Adriana Nogueira: A criança interior e a sua cura

Por Adriana Tanese Nogueira

Ser criança é uma condição difícil, ao contrário do que os adultos pensam. Crianças não podem sair de casa quando brigam com seus pais ou se sentem incompreendidas. Elas geralmente acham, inclusive, que elas estão erradas enquanto a revolta muda cresce dentro dela. Crianças não se dão conta dos problemas de sua família, simplesmente, os sofrem.

Seus pais, por sua vez, têm aquela conhecida vida corrida voltada a garantir a sobrevivência, fazer carreira, ganhar mais dinheiro e comprar mais coisas. Enquanto isso, seus filhos atravessam idades diferentes com necessidades diferentes, para perceber as quais é preciso somente de uma simples atitude: atenção.

Para ser bons pais não é necessário conhecer as etapas psicológicas do desenvolvimento infantil, basta olhar de verdade para seus filhos, ouvi-los com interessada curiosidade e disponibilidade emocional. Se os pais desligassem de sua correria e de seus circúitos mentais repetitivos, iriam perceber que suas crianças estão tentando lhes comunicar alguma coisa.

Para prestar realmente atenção aos filhos, há uma pré-condição que precisa ser preenchida: aceitação. Aceitá-los significa enxergar a criança como um outro ser, diferente deles (e não um pedaço deles), um ser com sua lógica, percurso e necessidades – que nem sempre correspondem às expectativas do adulto. Isso porque nos abrimos emocional e mentalmente somente àquilo que temos antes aceito. Caso contrário, o rejeitamos. Podemos fingir prestar atenção mas não estaremos de verdade abertos a acolher o outro, deixaremos entrar somente partes do outro que confirmam nossas verdades (e preconceitos). O que resulta na muito comum experiência de não se sentir amado. As crianças, por causa de sua condição de contínua mudança, aprendizado, diferenciação dos pais, passam frequentemente por isso. Como prova basta que cada um olhe para dentro de si e se conecte com a carência que sente, com a falta de amor, a tristeza e o vazio profundo e vago que nas horas de maior vulnerabilidade e solidão se faz perceber.

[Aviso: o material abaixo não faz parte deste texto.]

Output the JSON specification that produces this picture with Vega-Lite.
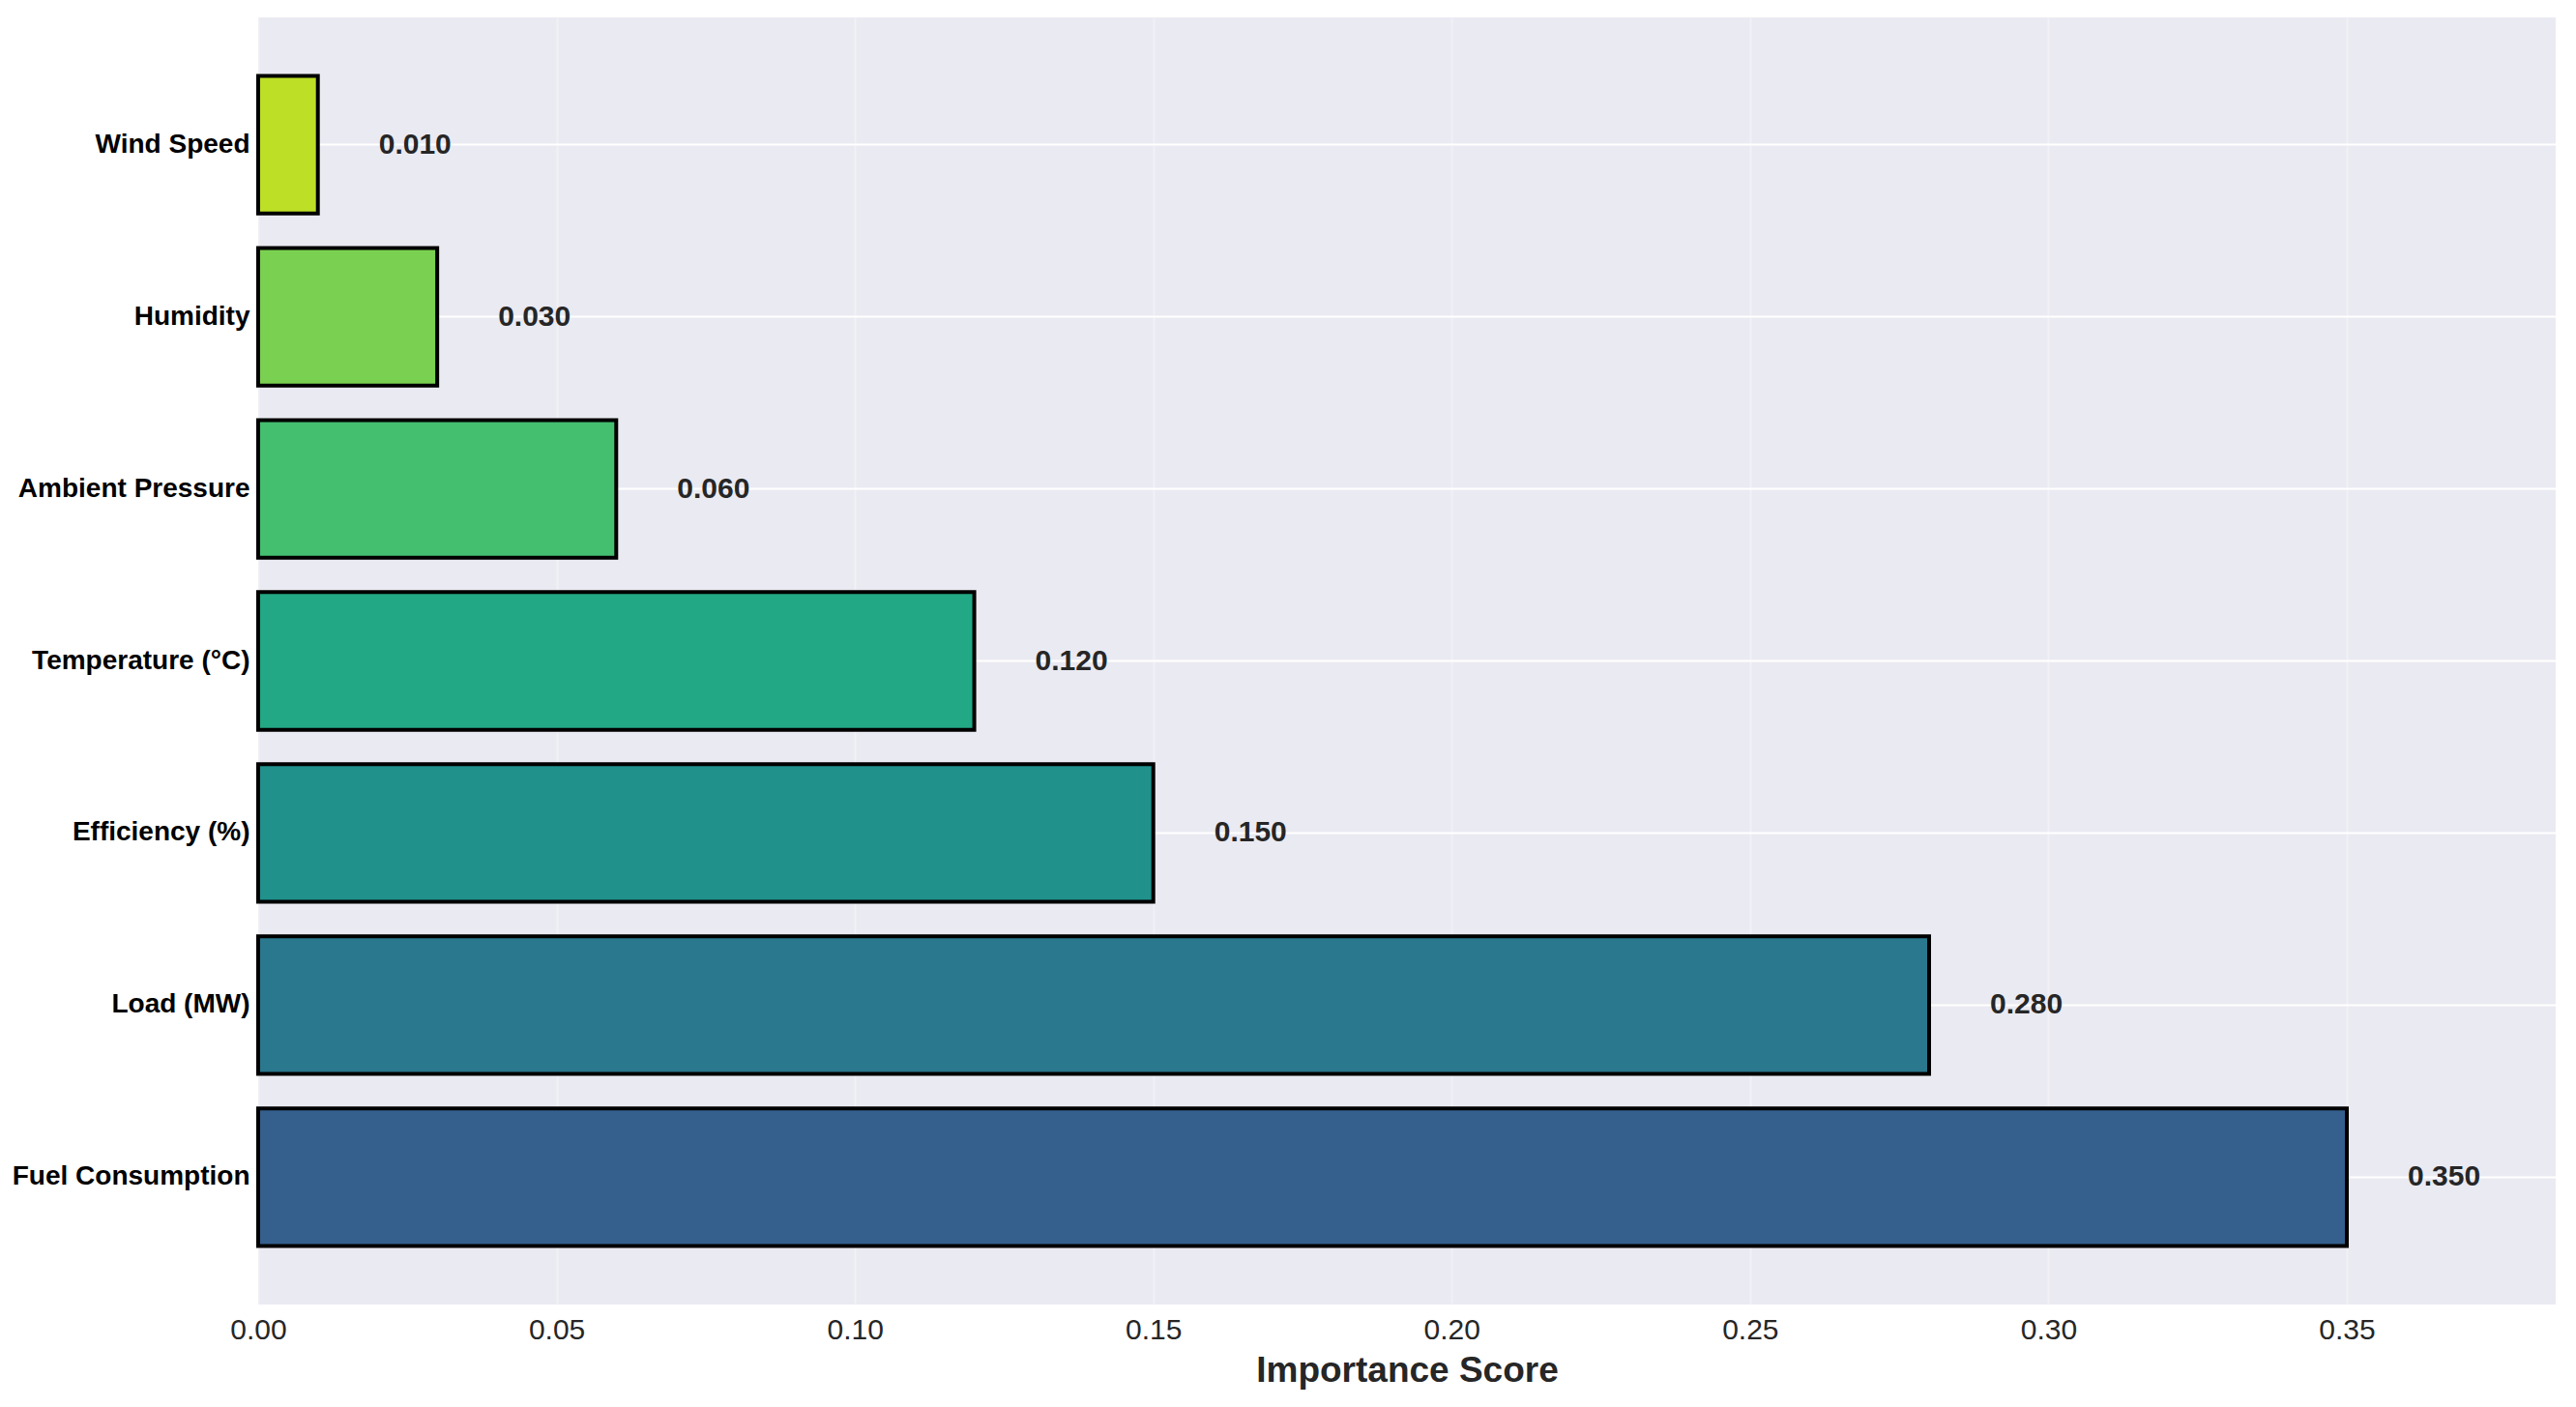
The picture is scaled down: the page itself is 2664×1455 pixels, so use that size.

Todos carregamos feridas desse tipo, das quais fugimos a maior parte das vezes por hábito, porque foi assim que, na época, tentamos “resolver” o mal estar: fugindo dele. Mas desta forma, a ferida continua sangrando. Para que ela se torne cicatriz, é preciso voltar lá e cuidar dela.

A criança que está dentro pede para ser acolhida, o que significa receber o que faltou: atenção verdadeira, olhar interessado e disponibilidade emocional. Portanto, façamos isso, voltemos lá, ou melhor, permitamo-nos sentir. Pode-se usar fotos da época e olhar para nós mesmos crianças. Olhem para aquela criança com atenção verdadeira, olhar interessado e disponibilidade emocional – aguentando o desconforto que podem vir a sentir. Certamente, mil e uma coisa irá surgir. Fiquem com elas todas. Fiquem com a criança interior e todos seus conteúdos, suas lágrimas, seus medos, sua dor.... Se permitam senti-la dentro. Sejam os ouvidos que ela não teve, o olhar amoroso que faltou, a aceitação que nunca chegou.

Ao permanecer com a criança interior, sustentando com sua força de adulto suas dores, medo, vazio e confusão dela, vocês estarão curando-a. Peguem-na pela mão e sejam os pais que ela não teve. Mostrem-lhe assim que se pode sobreviver, que o mundo não vai cair sobre sua cabeça, que está tudo bem.

Aos poucos, a ferida vai parar de sangrar e se tornar uma cicatriz, um ponto delicado em nosso corpo emocional e mental, mas sem mais dor. Desta forma, ganhamos força e estabilidade emocional e nos desvinculamos da cobrança para com os nossos pais, aceitando-os em sua incompletude e compreendo que fizeram o que seu nível de consciência e de conhecimento permitiram. Somos todos viajantes.